Data:

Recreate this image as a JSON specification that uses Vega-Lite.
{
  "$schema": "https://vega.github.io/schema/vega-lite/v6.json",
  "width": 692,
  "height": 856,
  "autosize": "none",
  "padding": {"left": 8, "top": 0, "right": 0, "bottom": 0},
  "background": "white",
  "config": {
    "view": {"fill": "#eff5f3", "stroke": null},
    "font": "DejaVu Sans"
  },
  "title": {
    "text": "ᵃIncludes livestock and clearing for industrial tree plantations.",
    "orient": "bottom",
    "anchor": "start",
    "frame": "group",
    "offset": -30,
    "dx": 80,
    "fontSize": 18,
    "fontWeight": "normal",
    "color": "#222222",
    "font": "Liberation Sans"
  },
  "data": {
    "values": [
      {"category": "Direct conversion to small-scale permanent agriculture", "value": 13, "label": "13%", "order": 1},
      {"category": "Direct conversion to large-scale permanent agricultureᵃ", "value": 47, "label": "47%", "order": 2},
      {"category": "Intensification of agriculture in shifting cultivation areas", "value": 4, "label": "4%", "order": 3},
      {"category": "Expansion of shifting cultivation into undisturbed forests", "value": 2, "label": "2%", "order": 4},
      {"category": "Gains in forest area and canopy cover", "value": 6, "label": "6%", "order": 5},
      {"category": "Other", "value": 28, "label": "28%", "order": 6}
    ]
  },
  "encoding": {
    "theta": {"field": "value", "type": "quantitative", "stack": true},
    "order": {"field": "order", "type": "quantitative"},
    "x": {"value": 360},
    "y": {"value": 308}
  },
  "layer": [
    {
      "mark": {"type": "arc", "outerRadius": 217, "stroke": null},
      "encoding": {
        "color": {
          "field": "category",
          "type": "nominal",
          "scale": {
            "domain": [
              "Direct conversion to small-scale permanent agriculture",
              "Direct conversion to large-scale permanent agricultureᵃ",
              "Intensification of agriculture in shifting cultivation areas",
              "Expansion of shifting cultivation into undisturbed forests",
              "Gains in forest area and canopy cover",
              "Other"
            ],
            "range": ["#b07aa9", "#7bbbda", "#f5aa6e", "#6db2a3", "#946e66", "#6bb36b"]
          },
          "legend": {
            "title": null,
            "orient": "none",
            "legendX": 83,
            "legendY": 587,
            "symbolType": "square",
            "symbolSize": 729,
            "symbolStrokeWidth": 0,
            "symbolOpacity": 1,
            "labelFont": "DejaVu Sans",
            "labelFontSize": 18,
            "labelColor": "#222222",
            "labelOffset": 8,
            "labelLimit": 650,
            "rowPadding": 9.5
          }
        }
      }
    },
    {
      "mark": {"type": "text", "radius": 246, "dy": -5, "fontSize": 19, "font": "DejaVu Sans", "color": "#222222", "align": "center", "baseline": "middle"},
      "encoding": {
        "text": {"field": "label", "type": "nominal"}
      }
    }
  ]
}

The exercise: Set down every line of the listing above again, exactly as given.

In response:
Recreate this image as a JSON specification that uses Vega-Lite.
{
  "$schema": "https://vega.github.io/schema/vega-lite/v6.json",
  "width": 692,
  "height": 856,
  "autosize": "none",
  "padding": {"left": 8, "top": 0, "right": 0, "bottom": 0},
  "background": "white",
  "config": {
    "view": {"fill": "#eff5f3", "stroke": null},
    "font": "DejaVu Sans"
  },
  "title": {
    "text": "ᵃIncludes livestock and clearing for industrial tree plantations.",
    "orient": "bottom",
    "anchor": "start",
    "frame": "group",
    "offset": -30,
    "dx": 80,
    "fontSize": 18,
    "fontWeight": "normal",
    "color": "#222222",
    "font": "Liberation Sans"
  },
  "data": {
    "values": [
      {"category": "Direct conversion to small-scale permanent agriculture", "value": 13, "label": "13%", "order": 1},
      {"category": "Direct conversion to large-scale permanent agricultureᵃ", "value": 47, "label": "47%", "order": 2},
      {"category": "Intensification of agriculture in shifting cultivation areas", "value": 4, "label": "4%", "order": 3},
      {"category": "Expansion of shifting cultivation into undisturbed forests", "value": 2, "label": "2%", "order": 4},
      {"category": "Gains in forest area and canopy cover", "value": 6, "label": "6%", "order": 5},
      {"category": "Other", "value": 28, "label": "28%", "order": 6}
    ]
  },
  "encoding": {
    "theta": {"field": "value", "type": "quantitative", "stack": true},
    "order": {"field": "order", "type": "quantitative"},
    "x": {"value": 360},
    "y": {"value": 308}
  },
  "layer": [
    {
      "mark": {"type": "arc", "outerRadius": 217, "stroke": null},
      "encoding": {
        "color": {
          "field": "category",
          "type": "nominal",
          "scale": {
            "domain": [
              "Direct conversion to small-scale permanent agriculture",
              "Direct conversion to large-scale permanent agricultureᵃ",
              "Intensification of agriculture in shifting cultivation areas",
              "Expansion of shifting cultivation into undisturbed forests",
              "Gains in forest area and canopy cover",
              "Other"
            ],
            "range": ["#b07aa9", "#7bbbda", "#f5aa6e", "#6db2a3", "#946e66", "#6bb36b"]
          },
          "legend": {
            "title": null,
            "orient": "none",
            "legendX": 83,
            "legendY": 587,
            "symbolType": "square",
            "symbolSize": 729,
            "symbolStrokeWidth": 0,
            "symbolOpacity": 1,
            "labelFont": "DejaVu Sans",
            "labelFontSize": 18,
            "labelColor": "#222222",
            "labelOffset": 8,
            "labelLimit": 650,
            "rowPadding": 9.5
          }
        }
      }
    },
    {
      "mark": {"type": "text", "radius": 246, "dy": -5, "fontSize": 19, "font": "DejaVu Sans", "color": "#222222", "align": "center", "baseline": "middle"},
      "encoding": {
        "text": {"field": "label", "type": "nominal"}
      }
    }
  ]
}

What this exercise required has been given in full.